Partner perjalananku kembali mengijak pedal gas sepeda motor yang kami tumpangi ke tujuan berikutnya. Kawah Sikidang, meski tak pernah terbayang sebelumnya bahwa aroma belerang pada kawah tersebut begitu pekat. Tak ingin terlalu berlama-lama kami pun kembali bergerak, melewati candi bima dan dieng plateu theater kami terus menanjak menuju spot utama yaitu plang bertuliskan "Desa Tertinggi Di Pulau Jawa", tak jauh dari spot itu sebenarnya kami masih bisa meneruskan perjalanan hingga ke telaga cebong dan bukit sikunir yang terkenal akan golden sunrise nya itu, tapi apa daya tiba-tiba saja hujan turun dengan derasnya, kami pun melajukan sepeda motor itu dengan sedikit tergesa meski kabut kembali menebal dan sedikit mengganggu jarak pandang kami ke jalan.

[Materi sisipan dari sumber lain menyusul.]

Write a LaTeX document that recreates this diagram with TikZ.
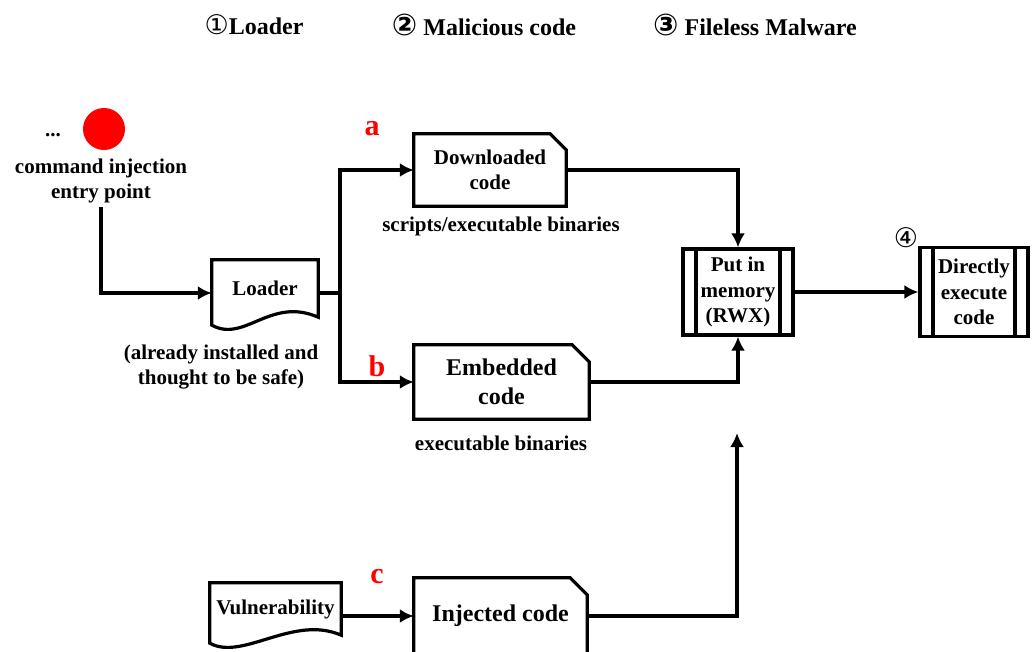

Kembali ke penginapan dengan pakaian yang basah, tubuh menggigil dengan gigi yang tak henti bergemeretukan langsung saja kami memesan makanan dan minuman hangat, setelahnya saya langsung masuk ke dalam kamar untuk berganti pakaian dengan segera menghabiskan santapan siang menjelang sore itu dan menunggu hujan reda hingga malam menjelang.
Matahari kembali terbit keesokan harinya, sisa hujan semalam seperti bias tanpa sisa. Dari jendela kamar saya bisa mengintip pos pendakian gunung Prau yang berada tak jauh dari tempat penginapan. Banyak sekali pemuda-pemudi yang tengah bergegas melakukan persiapan dengan ransel-ransel besar yang mereka bawa. Pagi ini jadwal kami tinggal mengunjungi kawasan candi Arjuna yang letaknya juga tak jauh dari penginapan, cukup berjalan kaki dengan santai sekitar 10 menit saja. Kawasan candi arjuna terdiri dari beberapa candi besar dan kecil, dan di pelataran tengah kawasan dijadikan area kawasan candi utama yang bisa dilihat dari semua sudut area ini. Masih terlihat jelas tambalan kayu disana-sini akibat proses pemugaran yang entah kapan kunjung usai, melihat sudah lapuknya kayu yang menyanggah candi.


Hingga siang menjelang, setelah memuaskan diri berkeliling kawasan dieng. Kami pun bergegas untuk pulang,  menggunakan bus antar kota dan meninggalkan kenangan menakjubkan mengenai desa ini di belakang. Hanya dua hari memang, tapi memori nya bahkan masih melekat hingga sekarang.